**What the task asks:**
Take the listing from its first line through the line that contains "(fr2) -- (fr3);" and please retype those lines exactly, leaving out the pictures.

▶

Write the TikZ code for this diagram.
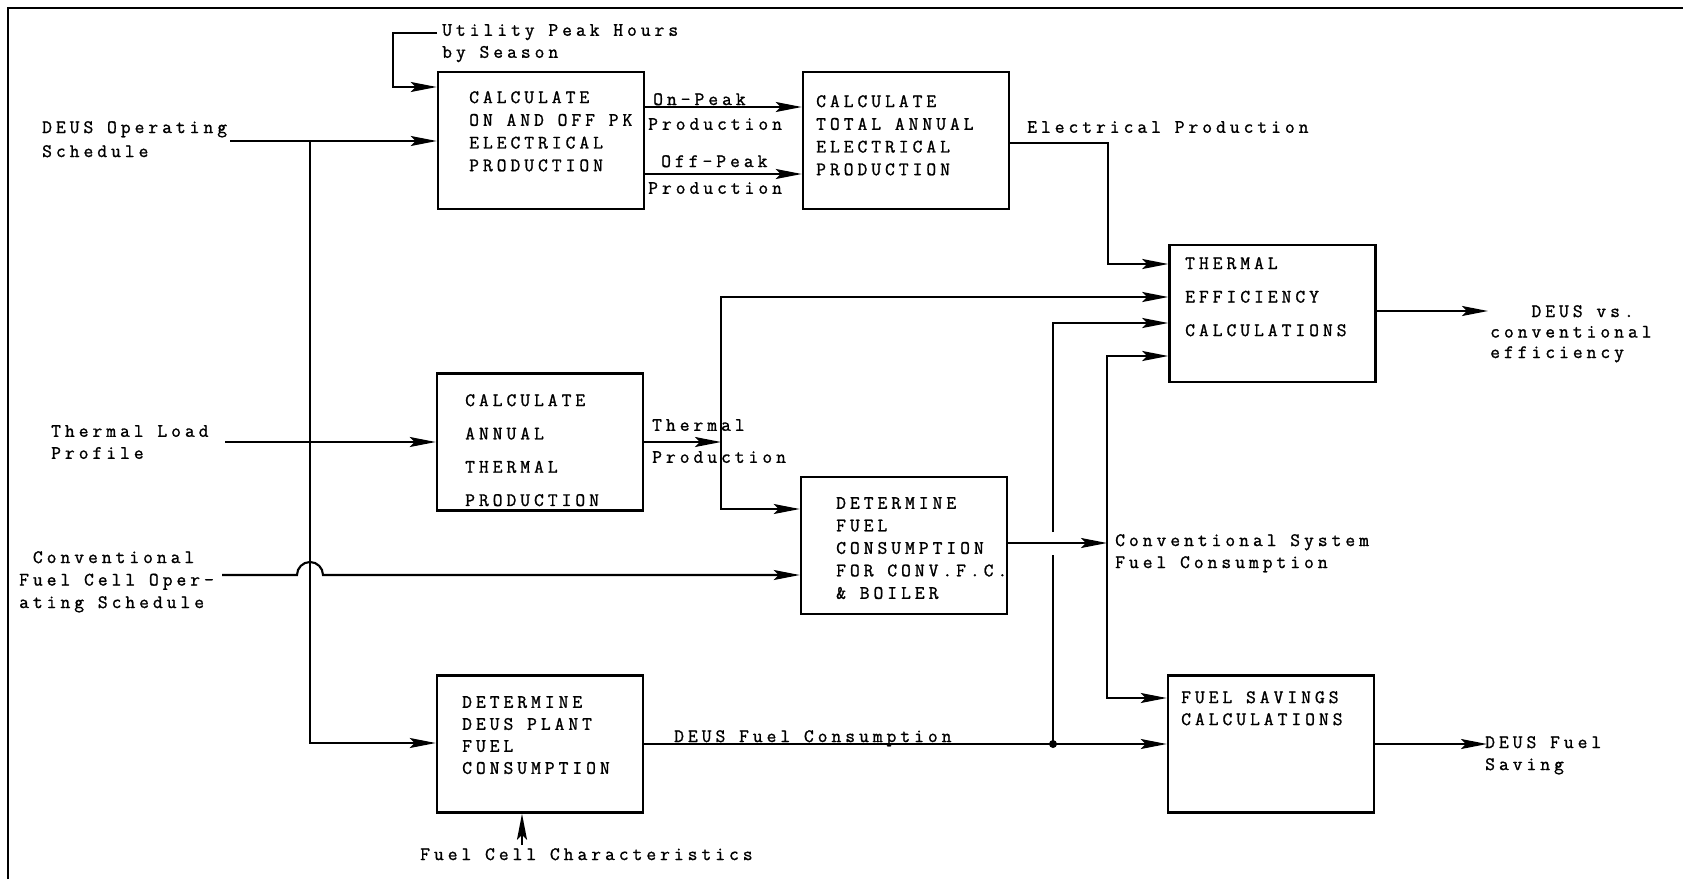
\documentclass[tikz,border=0pt]{standalone}
\usepackage{fontspec}
\newfontfamily\tw[LetterSpace=21,FakeBold=1.2]{Latin Modern Mono}
\usetikzlibrary{arrows.meta}
\begin{document}
\begin{tikzpicture}[x=1pt,y=-1pt,
  box/.style={draw, line width=2.5pt, minimum width=206pt, minimum height=137pt, inner sep=0pt},
  lbl/.style={font=\tw\fontsize{19pt}{#1}\selectfont, anchor=north west, inner sep=0pt, align=left},
  lbl/.default=22pt,
  conn/.style={line width=2.1pt},
  arr/.style={conn, -{Stealth[length=26pt,width=10pt,inset=5pt]}},
  frame/.style={line width=2pt}]
\useasboundingbox (0,0) rectangle (1683,879);
% frame
\coordinate (fr1) at (8,879);
\coordinate (fr2) at (8,8);
\coordinate (fr3) at (1683,8);
\draw[frame] (fr1) -- (fr2) -- (fr3);

% boxes
\node[box] (b1) at (541,140.5) {};
\node[box] (b2) at (906,140.5) {};
\node[box] (b3) at (540,442) {};
\node[box] (b4) at (904,545.5) {};
\node[box] (b5) at (540,744) {};
\node[box] (b6) at (1272.5,313.5) {};
\node[box] (b7) at (1271,744) {};

% box texts
\node[lbl=22.7pt] (b1t) at (469,91) {CALCULATE\\ON AND OFF PK\\ELECTRICAL\\PRODUCTION};
\node[lbl=22.7pt] (b2t) at (816,95) {CALCULATE\\TOTAL ANNUAL\\ELECTRICAL\\PRODUCTION};
\node[lbl=33.3pt] (b3t) at (465,394) {CALCULATE\\ANNUAL\\THERMAL\\PRODUCTION};
\node[lbl=22.5pt] (b4t) at (836,497) {DETERMINE\\FUEL\\CONSUMPTION\\FOR CONV.F.C.\\\& BOILER};
\node[lbl=22pt] (b5t) at (462,696) {DETERMINE\\DEUS PLANT\\FUEL\\CONSUMPTION};
\node[lbl=33.5pt] (b6t) at (1185,257) {THERMAL\\EFFICIENCY\\CALCULATIONS};
\node[lbl=22pt] (b7t) at (1181,691) {FUEL SAVINGS\\CALCULATIONS};

% outside labels
\node[lbl=22pt] (uph) at (442,24) {Utility Peak Hours\\by Season};
\node[lbl=24pt] (dos) at (42,121) {DEUS Operating\\Schedule};
\node[lbl=22pt] (tlp) at (51,425) {Thermal Load\\Profile};
\node[lbl=22.5pt] (cfc) at (19,551) {\ Conventional\\Fuel Cell Oper-\\ating Schedule};
\node[lbl] (onl) at (653,93) {On-Peak};
\node[lbl] (onl2) at (648,118) {Production};
\node[lbl] (offl) at (661,155) {Off-Peak};
\node[lbl] (offl2) at (648,182) {Production};
\node[lbl] (elp) at (1027,121) {Electrical Production};
\node[lbl=32pt] (thp) at (652,419) {Thermal\\Production};
\node[lbl=22pt] (csf) at (1115,534) {Conventional System\\Fuel Consumption};
\node[lbl] (dfc) at (674,730) {DEUS Fuel Consumption};
\node[lbl=20.5pt] (dvc) at (1490,305) {\ \ \ DEUS vs.\\conventional\\efficiency};
\node[lbl=22pt] (dfs) at (1485,736) {DEUS Fuel\\Saving};
\node[lbl] (fcc) at (420,848) {Fuel Cell Characteristics};

% coordinates
\coordinate (up1) at (437,33);
\coordinate (up2) at (393,33);
\coordinate (up3) at (393,87);
\coordinate (ds) at (230,141);
\coordinate (j1) at (310,141);
\coordinate (j2) at (310,743);
\coordinate (tl) at (225,442);
\coordinate (cf) at (222,575);
\coordinate (hop) at (297,575);
\coordinate (onp) at (0,107);
\coordinate (offp) at (0,174);
\coordinate (ep) at (1108,143);
\coordinate (e1) at (1108,264);
\coordinate (tvm) at (721,442);
\coordinate (tvt) at (721,297);
\coordinate (tvb) at (721,509);
\coordinate (cs) at (1107,543);
\coordinate (v2t) at (1107,356);
\coordinate (v2b) at (1107,698);
\coordinate (v1t) at (1053,323);
\coordinate (g1) at (1053,555);
\coordinate (g2) at (1053,532);
\coordinate (jd) at (1053,744);
\coordinate (o1) at (1488,311);
\coordinate (o2) at (1487,744);
\coordinate (fc) at (522,845);

% connectors
\draw[arr] (up1) -- (up2) -- (up3) -- (b1.west |- up3);
\draw[arr] (ds) -- (b1.west |- ds);
\draw[arr] (j1) -- (j2) -- (b5.west |- j2);
\draw[arr] (tl) -- (b3.west |- tl);
\draw[arr] (cf) -- (hop) arc[start angle=180, end angle=360, radius=13] -- (b4.west |- cf);
\draw[arr] (b1.east |- onp) -- (b2.west |- onp);
\draw[arr] (b1.east |- offp) -- (b2.west |- offp);
\draw[arr] (b2.east |- ep) -- (ep) -- (e1) -- (b6.west |- e1);
\draw[arr] (b3.east |- tvm) -- (tvm);
\draw[arr] (tvb) -- (tvt) -- (b6.west |- tvt);
\draw[arr] (tvt) -- (tvb) -- (b4.west |- tvb);
\draw[arr] (b4.east |- cs) -- (cs);
\draw[arr] (v2b) -- (v2t) -- (b6.west |- v2t);
\draw[arr] (v2t) -- (v2b) -- (b7.west |- v2b);
\draw[conn] (jd) -- (g1);
\draw[arr] (g2) -- (v1t) -- (b6.west |- v1t);
\draw[arr] (b5.east |- jd) -- (b7.west |- jd);
\fill (jd) circle (4pt);
\draw[arr] (b6.east |- o1) -- (o1);
\draw[arr] (b7.east |- o2) -- (o2);
\draw[arr] (fc) -- (fc |- b5.south);
\end{tikzpicture}
\end{document}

◀

**Result of the exercise:**
Write the TikZ code for this diagram.
\documentclass[tikz,border=0pt]{standalone}
\usepackage{fontspec}
\newfontfamily\tw[LetterSpace=21,FakeBold=1.2]{Latin Modern Mono}
\usetikzlibrary{arrows.meta}
\begin{document}
\begin{tikzpicture}[x=1pt,y=-1pt,
  box/.style={draw, line width=2.5pt, minimum width=206pt, minimum height=137pt, inner sep=0pt},
  lbl/.style={font=\tw\fontsize{19pt}{#1}\selectfont, anchor=north west, inner sep=0pt, align=left},
  lbl/.default=22pt,
  conn/.style={line width=2.1pt},
  arr/.style={conn, -{Stealth[length=26pt,width=10pt,inset=5pt]}},
  frame/.style={line width=2pt}]
\useasboundingbox (0,0) rectangle (1683,879);
% frame
\coordinate (fr1) at (8,879);
\coordinate (fr2) at (8,8);
\coordinate (fr3) at (1683,8);
\draw[frame] (fr1) -- (fr2) -- (fr3);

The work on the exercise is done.